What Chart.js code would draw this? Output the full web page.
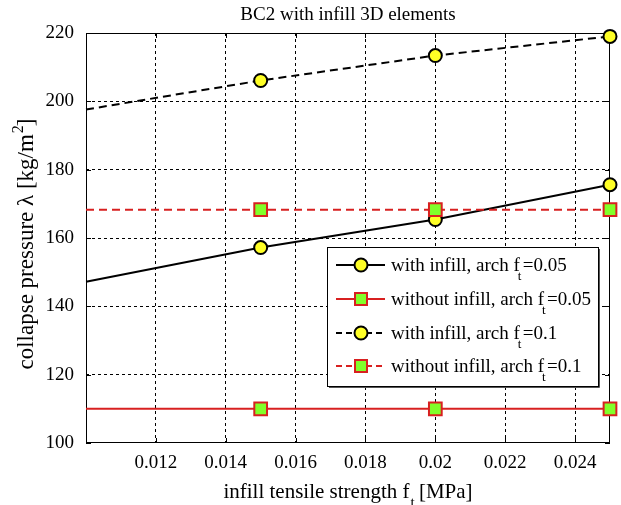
<!DOCTYPE html>
<html>
<head>
<meta charset="utf-8">
<script src="https://cdn.jsdelivr.net/npm/chart.js@4.4.0/dist/chart.umd.min.js"></script>
<style>
  body { margin: 0; background: #fff; }
  canvas { display: block; }
</style>
</head>
<body>
<canvas id="myChart" width="621" height="505"></canvas>
<script>
const xValues = [0.01, 0.015, 0.02, 0.025];
const withInfill005 = [147.2, 157.2, 165.4, 175.6];
const withoutInfill005 = [110, 110, 110, 110];
const withInfill01 = [197.6, 206.1, 213.4, 219.0];
const withoutInfill01 = [168.3, 168.3, 168.3, 168.3];
const xTicks = [0.012, 0.014, 0.016, 0.018, 0.02, 0.022, 0.024];
const yTicks = [100, 120, 140, 160, 180, 200, 220];
const seriesNames = ["with infill, arch f", "without infill, arch f", "with infill, arch f", "without infill, arch f"];
const seriesFt = ["=0.05", "=0.05", "=0.1", "=0.1"];

const YELLOW = "#ffff26";
const GREEN = "#80ff2a";
const RED = "#d82020";
const FONT = "'Liberation Serif', 'Times New Roman', serif";

const pts = (ys) => xValues.map((x, i) => ({ x: x, y: ys[i] }));
const radii = (r) => xValues.map((x, i) => (i === 0 ? 0 : r));

const seriesStyle = [
  { color: "#000", dash: [], marker: "circle" },
  { color: RED, dash: [], marker: "rect" },
  { color: "#000", dash: [8, 5], marker: "circle" },
  { color: RED, dash: [8, 5], marker: "rect" },
];

function makeSet(ys, k) {
  const s = seriesStyle[k];
  const circle = s.marker === "circle";
  return {
    label: seriesNames[k] + "t" + seriesFt[k],
    data: pts(ys),
    borderColor: s.color,
    borderWidth: 2,
    borderDash: s.dash,
    pointStyle: s.marker,
    pointRadius: radii(circle ? 6.5 : 9),
    pointBackgroundColor: circle ? YELLOW : GREEN,
    pointBorderColor: circle ? "#000" : RED,
    pointBorderWidth: 2,
    clip: false,
    order: 4 - k,
  };
}

// text with sub/superscript pieces; p.adv overrides the advance after a piece
function richWidth(ctx, parts, size) {
  let w = 0;
  parts.forEach((p) => {
    ctx.font = (p.sub || p.sup ? Math.round(size * 0.7) : size) + "px " + FONT;
    w += p.adv !== undefined ? p.adv : ctx.measureText(p.t).width;
  });
  return w;
}
function drawRich(ctx, parts, x, y, size) {
  parts.forEach((p) => {
    const s = p.sub || p.sup ? Math.round(size * 0.7) : size;
    ctx.font = s + "px " + FONT;
    let dy = 0;
    if (p.sub) dy = size * 0.45;
    if (p.sup) dy = -size * 0.45;
    ctx.fillText(p.t, x + (p.dx || 0), y + dy);
    x += p.adv !== undefined ? p.adv : ctx.measureText(p.t).width;
  });
}

const framePlugin = {
  id: "frame",
  beforeDatasetsDraw(chart) {
    const ctx = chart.ctx;
    const a = chart.chartArea;
    const xs = chart.scales.x, ys = chart.scales.y;
    ctx.save();
    ctx.strokeStyle = "#000";
    ctx.lineWidth = 1;
    ctx.setLineDash([]);
    ctx.strokeRect(a.left + 0.5, a.top + 0.5, a.right - a.left - 1, a.bottom - a.top - 1);
    ctx.beginPath();
    xTicks.forEach((v) => {
      const px = Math.round(xs.getPixelForValue(v)) + 0.5;
      ctx.moveTo(px, a.bottom); ctx.lineTo(px, a.bottom - 5);
      ctx.moveTo(px, a.top); ctx.lineTo(px, a.top + 5);
    });
    yTicks.forEach((v) => {
      const py = Math.round(ys.getPixelForValue(v)) + 0.5;
      ctx.moveTo(a.left, py); ctx.lineTo(a.left + 5, py);
      ctx.moveTo(a.right, py); ctx.lineTo(a.right - 5, py);
    });
    ctx.stroke();
    ctx.restore();
  },
  afterDraw(chart) {
    const ctx = chart.ctx;
    const a = chart.chartArea;
    ctx.save();
    ctx.fillStyle = "#000";
    ctx.textBaseline = "alphabetic";
    ctx.textAlign = "left";

    // title
    const title = [{ t: "BC2 with infill 3D elements" }];
    let w = richWidth(ctx, title, 19);
    drawRich(ctx, title, (a.left + a.right) / 2 - w / 2, 20, 19);

    // x title
    const xt = [{ t: "infill tensile strength f" }, { t: "t", sub: true, dx: 1 }, { t: " [MPa]" }];
    w = richWidth(ctx, xt, 21);
    drawRich(ctx, xt, (a.left + a.right) / 2 - w / 2, 498, 21);

    // y title
    const yt = [{ t: "collapse pressure \u03bb [kg/m" }, { t: "2", sup: true, dx: 1 }, { t: "]" }];
    w = richWidth(ctx, yt, 23);
    ctx.save();
    ctx.translate(33, (a.top + a.bottom) / 2 + 6);
    ctx.rotate(-Math.PI / 2);
    drawRich(ctx, yt, -w / 2, 0, 23);
    ctx.restore();

    // legend
    const lx = 327, ly = 247, lw = 271, lh = 139;
    ctx.fillStyle = "#fff";
    ctx.fillRect(lx, ly, lw, lh);
    ctx.strokeStyle = "#000";
    ctx.lineWidth = 1;
    ctx.strokeRect(lx + 0.5, ly + 0.5, lw, lh);
    ctx.strokeStyle = "#555";
    ctx.beginPath();
    ctx.moveTo(lx + lw + 1.5, ly + 2); ctx.lineTo(lx + lw + 1.5, ly + lh + 1.5); ctx.lineTo(lx + 2, ly + lh + 1.5);
    ctx.stroke();

    const rowY = [265, 299, 333, 366];
    seriesStyle.forEach((s, k) => {
      const cy = rowY[k];
      ctx.strokeStyle = s.color;
      ctx.lineWidth = 2;
      ctx.setLineDash(s.dash.length ? [6, 4] : []);
      ctx.beginPath();
      ctx.moveTo(336, cy); ctx.lineTo(385, cy);
      ctx.stroke();
      ctx.setLineDash([]);
      if (s.marker === "circle") {
        ctx.beginPath();
        ctx.arc(361, cy, 6.5, 0, Math.PI * 2);
        ctx.fillStyle = YELLOW;
        ctx.fill();
        ctx.strokeStyle = "#000";
        ctx.stroke();
      } else {
        ctx.fillStyle = GREEN;
        ctx.fillRect(355, cy - 6, 12, 12);
        ctx.strokeStyle = RED;
        ctx.strokeRect(355, cy - 6, 12, 12);
      }
      ctx.fillStyle = "#000";
      drawRich(ctx, [{ t: seriesNames[k] }, { t: "t", sub: true, dx: -2, adv: 3 }, { t: seriesFt[k] }], 391, cy + 6, 19);
    });
    ctx.restore();
  },
};

const config = {
  type: "line",
  data: {
    datasets: [
      makeSet(withInfill005, 0),
      makeSet(withoutInfill005, 1),
      makeSet(withInfill01, 2),
      makeSet(withoutInfill01, 3),
    ],
  },
  options: {
    responsive: false,
    animation: false,
    layout: { padding: { top: 33, right: 7, left: 0, bottom: 0 } },
    scales: {
      x: {
        type: "linear",
        min: 0.01,
        max: 0.025,
        afterBuildTicks: (s) => { s.ticks = xTicks.map((v) => ({ value: v })); },
        afterFit: (s) => { s.height = 62; },
        border: { display: false, dash: [3, 3] },
        grid: { color: "#000", lineWidth: 1, drawTicks: false },
        ticks: {
          padding: 9,
          color: "#000",
          font: { family: FONT, size: 19 },
          callback: (v) => String(+Number(v).toFixed(3)),
        },
      },
      y: {
        type: "linear",
        min: 100,
        max: 220,
        afterBuildTicks: (s) => { s.ticks = yTicks.map((v) => ({ value: v })); },
        afterFit: (s) => { s.width = 86; },
        border: { display: false, dash: [3, 3] },
        grid: {
          lineWidth: 1,
          drawTicks: false,
          color: (c) => (c.tick && (c.tick.value === 100 || c.tick.value === 220) ? "rgba(0,0,0,0)" : "#000"),
        },
        ticks: {
          padding: 12,
          color: "#000",
          font: { family: FONT, size: 19 },
        },
      },
    },
    plugins: {
      legend: { display: false },
      tooltip: { enabled: false },
    },
  },
  plugins: [framePlugin],
};

new Chart(document.getElementById("myChart"), config);
</script>
</body>
</html>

◆ ◆ ◆ ◆ ◆ ◆ ◆

Challenge
In the data above, please extract the lines from the first one through the line with "const radii = (r)", exactly, and keep pictures out.

Task solution
What Chart.js code would draw this? Output the full web page.
<!DOCTYPE html>
<html>
<head>
<meta charset="utf-8">
<script src="https://cdn.jsdelivr.net/npm/chart.js@4.4.0/dist/chart.umd.min.js"></script>
<style>
  body { margin: 0; background: #fff; }
  canvas { display: block; }
</style>
</head>
<body>
<canvas id="myChart" width="621" height="505"></canvas>
<script>
const xValues = [0.01, 0.015, 0.02, 0.025];
const withInfill005 = [147.2, 157.2, 165.4, 175.6];
const withoutInfill005 = [110, 110, 110, 110];
const withInfill01 = [197.6, 206.1, 213.4, 219.0];
const withoutInfill01 = [168.3, 168.3, 168.3, 168.3];
const xTicks = [0.012, 0.014, 0.016, 0.018, 0.02, 0.022, 0.024];
const yTicks = [100, 120, 140, 160, 180, 200, 220];
const seriesNames = ["with infill, arch f", "without infill, arch f", "with infill, arch f", "without infill, arch f"];
const seriesFt = ["=0.05", "=0.05", "=0.1", "=0.1"];

const YELLOW = "#ffff26";
const GREEN = "#80ff2a";
const RED = "#d82020";
const FONT = "'Liberation Serif', 'Times New Roman', serif";

const pts = (ys) => xValues.map((x, i) => ({ x: x, y: ys[i] }));
const radii = (r) => xValues.map((x, i) => (i === 0 ? 0 : r));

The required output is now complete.